Code that draws figures:
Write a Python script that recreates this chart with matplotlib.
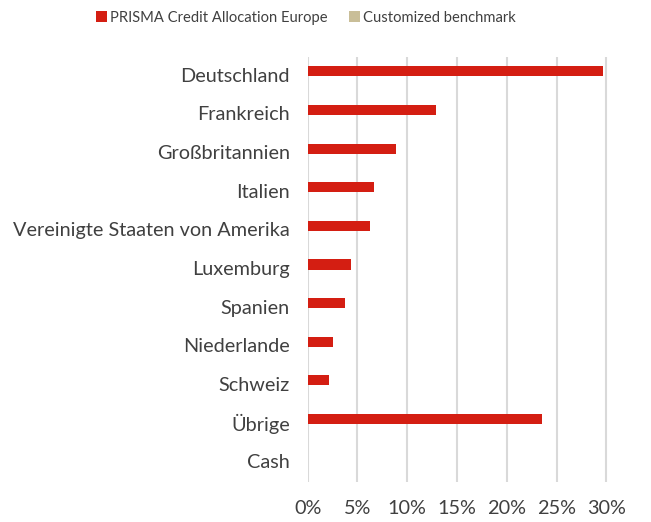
import matplotlib.pyplot as plt
import numpy as np
from matplotlib.ticker import FuncFormatter

plt.rcParams['font.family'] = ['Lato', 'DejaVu Sans']

# data
countries = ["Deutschland", "Frankreich", "Großbritannien", "Italien",
             "Vereinigte Staaten von Amerika", "Luxemburg", "Spanien",
             "Niederlande", "Schweiz", "Übrige", "Cash"]
fund = [29.7, 12.9, 8.9, 6.7, 6.3, 4.3, 3.7, 2.5, 2.1, 23.5, 0.0]
benchmark = [0, 0, 0, 0, 0, 0, 0, 0, 0, 0, 0]
xticks = [0, 5, 10, 15, 20, 25, 30]

red = "#D41E12"
tan = "#C9BE98"
txt = "#404040"

fig = plt.figure(figsize=(6.51, 5.22), dpi=100)
ax = fig.add_axes([0.4727, 0.0766, 0.4617, 0.8142])

y = np.arange(len(countries))
h = 0.26
ax.barh(y - h / 2, fund, height=h, color=red, label="PRISMA Credit Allocation Europe")
ax.barh(y + h / 2, benchmark, height=h, color=tan, label="Customized benchmark")

ax.set_ylim(len(countries) - 0.5, -0.5)
ax.set_xlim(0, 30.2)
ax.set_xticks(xticks)
ax.xaxis.set_major_formatter(FuncFormatter(lambda v, p: f"{v:.0f}%"))
ax.set_yticks(y)
ax.set_yticklabels(countries, va="bottom")

ax.grid(axis="x", color="#D9D9D9", linewidth=1.5)
ax.set_axisbelow(True)
for s in ax.spines.values():
    s.set_visible(False)
ax.tick_params(axis="both", length=0, labelsize=14.3, colors=txt)
ax.tick_params(axis="y", pad=13)
ax.tick_params(axis="x", pad=13)
for t in ax.get_yticklabels():
    t.set_va("center")
    t.set_y(t.get_position()[1])

fig.legend(loc="upper center", bbox_to_anchor=(0.47, 1.005), ncol=2, frameon=False,
           fontsize=10.6, handlelength=0.75, handleheight=0.75, handletextpad=0.2,
           columnspacing=1.5, labelcolor=txt)

fig.savefig("out.png", dpi=100)
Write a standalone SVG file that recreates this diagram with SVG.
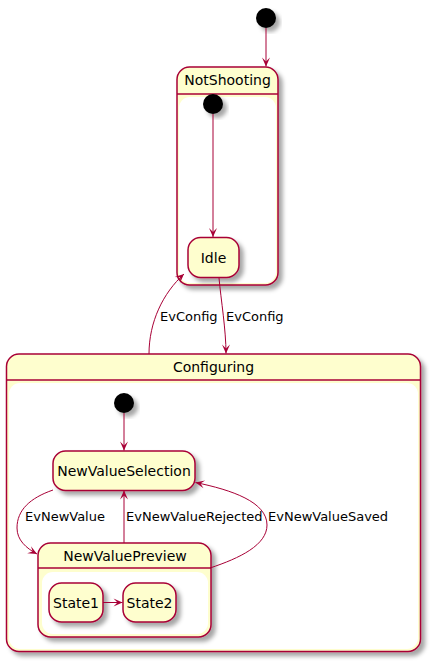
<svg xmlns="http://www.w3.org/2000/svg" width="431" height="662" viewBox="0 0 431 662">
<defs>
<filter id="sh" x="-20%" y="-20%" width="150%" height="150%">
<feDropShadow dx="4" dy="4" stdDeviation="2" flood-color="#000000" flood-opacity="0.35"/>
</filter>
<marker id="arr" viewBox="-10 -5 11 10" refX="0" refY="0" markerWidth="11" markerHeight="10" orient="auto" markerUnits="userSpaceOnUse">
<path d="M0,0 L-9,-4 L-5,0 L-9,4 Z" fill="#A80036"/>
</marker>
</defs>
<style>
.st{fill:#FEFECE;stroke:#A80036;stroke-width:1.5;filter:url(#sh)}
.in{fill:#FFFFFF;stroke:none}
.hl{stroke:#A80036;stroke-width:1.5}
.init{fill:#000000;filter:url(#sh)}
.e{fill:none;stroke:#A80036;stroke-width:1;marker-end:url(#arr)}
.n{font-family:"DejaVu Sans",sans-serif;font-size:14px;fill:#000000;text-anchor:middle}
.l{font-family:"DejaVu Sans",sans-serif;font-size:13px;fill:#000000}
</style>
<rect width="431" height="662" fill="#FFFFFF"/>

<g id="start_top"><circle class="init" cx="266" cy="18" r="10"/></g>

<g id="NotShooting">
<rect class="st" x="177" y="67" width="101" height="218" rx="12.5" ry="12.5"/>
<rect class="in" x="179" y="97" width="97" height="186" rx="11" ry="11"/>
<line class="hl" x1="177" y1="94" x2="278" y2="94"/>
<text class="n" x="227.5" y="85">NotShooting</text>
</g>
<g id="start_ns"><circle class="init" cx="213" cy="104" r="10"/></g>
<g id="Idle">
<rect class="st" x="188" y="237.5" width="51" height="40" rx="12.5" ry="12.5"/>
<text class="n" x="213.5" y="262.5">Idle</text>
</g>

<g id="Configuring">
<rect class="st" x="6.5" y="354" width="414" height="297.5" rx="12.5" ry="12.5"/>
<rect class="in" x="9" y="383" width="409" height="266" rx="11" ry="11"/>
<line class="hl" x1="6.5" y1="380" x2="420.5" y2="380"/>
<text class="n" x="213.5" y="371.5">Configuring</text>
</g>
<g id="start_cfg"><circle class="init" cx="124" cy="403" r="10"/></g>
<g id="NewValueSelection">
<rect class="st" x="53" y="451" width="142" height="39.5" rx="12.5" ry="12.5"/>
<text class="n" x="124" y="475.5">NewValueSelection</text>
</g>
<g id="NewValuePreview">
<rect class="st" x="38" y="543" width="173" height="94" rx="12.5" ry="12.5"/>
<rect class="in" x="42" y="572" width="166" height="62" rx="11" ry="11"/>
<line class="hl" x1="38" y1="568" x2="211" y2="568"/>
<text class="n" x="125" y="561">NewValuePreview</text>
</g>
<g id="State1">
<rect class="st" x="49" y="583" width="54" height="39" rx="12.5" ry="12.5"/>
<text class="n" x="76" y="607.5">State1</text>
</g>
<g id="State2">
<rect class="st" x="123" y="583" width="53" height="39" rx="12.5" ry="12.5"/>
<text class="n" x="149.5" y="607.5">State2</text>
</g>

<g id="connectors">
<path class="e" d="M266,28 L266,66.5"/>
<path class="e" d="M213,114 L213,237"/>
<path class="e" d="M219,278 C221,300 226,330 226,353.5"/>
<path class="e" d="M149,354 C149,322 163,293 184,274"/>
<path class="e" d="M124,413 L124,450.5"/>
<path class="e" d="M53,490 C30,498 17,510 17,528 C17,540 26,548 37,554"/>
<path class="e" d="M124,543 L124,490.5"/>
<path class="e" d="M210,568 C240,558 267,545 267,525 C267,502 232,490 195.5,482.5"/>
<path class="e" d="M103,602.5 L122.5,602.5"/>
<text class="l" x="160" y="320.5">EvConfig</text>
<text class="l" x="226" y="320.5">EvConfig</text>
<text class="l" x="25" y="521">EvNewValue</text>
<text class="l" x="126" y="521">EvNewValueRejected</text>
<text class="l" x="268" y="521">EvNewValueSaved</text>
</g>
</svg>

### Written task
Retype the data above exactly; pictures are not part of the copy.

### Solution
Write a Python script that recreates this chart with matplotlib.
import matplotlib.pyplot as plt
import numpy as np
from matplotlib.ticker import FuncFormatter

plt.rcParams['font.family'] = ['Lato', 'DejaVu Sans']

# data
countries = ["Deutschland", "Frankreich", "Großbritannien", "Italien",
             "Vereinigte Staaten von Amerika", "Luxemburg", "Spanien",
             "Niederlande", "Schweiz", "Übrige", "Cash"]
fund = [29.7, 12.9, 8.9, 6.7, 6.3, 4.3, 3.7, 2.5, 2.1, 23.5, 0.0]
benchmark = [0, 0, 0, 0, 0, 0, 0, 0, 0, 0, 0]
xticks = [0, 5, 10, 15, 20, 25, 30]

red = "#D41E12"
tan = "#C9BE98"
txt = "#404040"

fig = plt.figure(figsize=(6.51, 5.22), dpi=100)
ax = fig.add_axes([0.4727, 0.0766, 0.4617, 0.8142])

y = np.arange(len(countries))
h = 0.26
ax.barh(y - h / 2, fund, height=h, color=red, label="PRISMA Credit Allocation Europe")
ax.barh(y + h / 2, benchmark, height=h, color=tan, label="Customized benchmark")

ax.set_ylim(len(countries) - 0.5, -0.5)
ax.set_xlim(0, 30.2)
ax.set_xticks(xticks)
ax.xaxis.set_major_formatter(FuncFormatter(lambda v, p: f"{v:.0f}%"))
ax.set_yticks(y)
ax.set_yticklabels(countries, va="bottom")

ax.grid(axis="x", color="#D9D9D9", linewidth=1.5)
ax.set_axisbelow(True)
for s in ax.spines.values():
    s.set_visible(False)
ax.tick_params(axis="both", length=0, labelsize=14.3, colors=txt)
ax.tick_params(axis="y", pad=13)
ax.tick_params(axis="x", pad=13)
for t in ax.get_yticklabels():
    t.set_va("center")
    t.set_y(t.get_position()[1])

fig.legend(loc="upper center", bbox_to_anchor=(0.47, 1.005), ncol=2, frameon=False,
           fontsize=10.6, handlelength=0.75, handleheight=0.75, handletextpad=0.2,
           columnspacing=1.5, labelcolor=txt)

fig.savefig("out.png", dpi=100)
Write a standalone SVG file that recreates this diagram with SVG.
<svg xmlns="http://www.w3.org/2000/svg" width="431" height="662" viewBox="0 0 431 662">
<defs>
<filter id="sh" x="-20%" y="-20%" width="150%" height="150%">
<feDropShadow dx="4" dy="4" stdDeviation="2" flood-color="#000000" flood-opacity="0.35"/>
</filter>
<marker id="arr" viewBox="-10 -5 11 10" refX="0" refY="0" markerWidth="11" markerHeight="10" orient="auto" markerUnits="userSpaceOnUse">
<path d="M0,0 L-9,-4 L-5,0 L-9,4 Z" fill="#A80036"/>
</marker>
</defs>
<style>
.st{fill:#FEFECE;stroke:#A80036;stroke-width:1.5;filter:url(#sh)}
.in{fill:#FFFFFF;stroke:none}
.hl{stroke:#A80036;stroke-width:1.5}
.init{fill:#000000;filter:url(#sh)}
.e{fill:none;stroke:#A80036;stroke-width:1;marker-end:url(#arr)}
.n{font-family:"DejaVu Sans",sans-serif;font-size:14px;fill:#000000;text-anchor:middle}
.l{font-family:"DejaVu Sans",sans-serif;font-size:13px;fill:#000000}
</style>
<rect width="431" height="662" fill="#FFFFFF"/>

<g id="start_top"><circle class="init" cx="266" cy="18" r="10"/></g>

<g id="NotShooting">
<rect class="st" x="177" y="67" width="101" height="218" rx="12.5" ry="12.5"/>
<rect class="in" x="179" y="97" width="97" height="186" rx="11" ry="11"/>
<line class="hl" x1="177" y1="94" x2="278" y2="94"/>
<text class="n" x="227.5" y="85">NotShooting</text>
</g>
<g id="start_ns"><circle class="init" cx="213" cy="104" r="10"/></g>
<g id="Idle">
<rect class="st" x="188" y="237.5" width="51" height="40" rx="12.5" ry="12.5"/>
<text class="n" x="213.5" y="262.5">Idle</text>
</g>

<g id="Configuring">
<rect class="st" x="6.5" y="354" width="414" height="297.5" rx="12.5" ry="12.5"/>
<rect class="in" x="9" y="383" width="409" height="266" rx="11" ry="11"/>
<line class="hl" x1="6.5" y1="380" x2="420.5" y2="380"/>
<text class="n" x="213.5" y="371.5">Configuring</text>
</g>
<g id="start_cfg"><circle class="init" cx="124" cy="403" r="10"/></g>
<g id="NewValueSelection">
<rect class="st" x="53" y="451" width="142" height="39.5" rx="12.5" ry="12.5"/>
<text class="n" x="124" y="475.5">NewValueSelection</text>
</g>
<g id="NewValuePreview">
<rect class="st" x="38" y="543" width="173" height="94" rx="12.5" ry="12.5"/>
<rect class="in" x="42" y="572" width="166" height="62" rx="11" ry="11"/>
<line class="hl" x1="38" y1="568" x2="211" y2="568"/>
<text class="n" x="125" y="561">NewValuePreview</text>
</g>
<g id="State1">
<rect class="st" x="49" y="583" width="54" height="39" rx="12.5" ry="12.5"/>
<text class="n" x="76" y="607.5">State1</text>
</g>
<g id="State2">
<rect class="st" x="123" y="583" width="53" height="39" rx="12.5" ry="12.5"/>
<text class="n" x="149.5" y="607.5">State2</text>
</g>

<g id="connectors">
<path class="e" d="M266,28 L266,66.5"/>
<path class="e" d="M213,114 L213,237"/>
<path class="e" d="M219,278 C221,300 226,330 226,353.5"/>
<path class="e" d="M149,354 C149,322 163,293 184,274"/>
<path class="e" d="M124,413 L124,450.5"/>
<path class="e" d="M53,490 C30,498 17,510 17,528 C17,540 26,548 37,554"/>
<path class="e" d="M124,543 L124,490.5"/>
<path class="e" d="M210,568 C240,558 267,545 267,525 C267,502 232,490 195.5,482.5"/>
<path class="e" d="M103,602.5 L122.5,602.5"/>
<text class="l" x="160" y="320.5">EvConfig</text>
<text class="l" x="226" y="320.5">EvConfig</text>
<text class="l" x="25" y="521">EvNewValue</text>
<text class="l" x="126" y="521">EvNewValueRejected</text>
<text class="l" x="268" y="521">EvNewValueSaved</text>
</g>
</svg>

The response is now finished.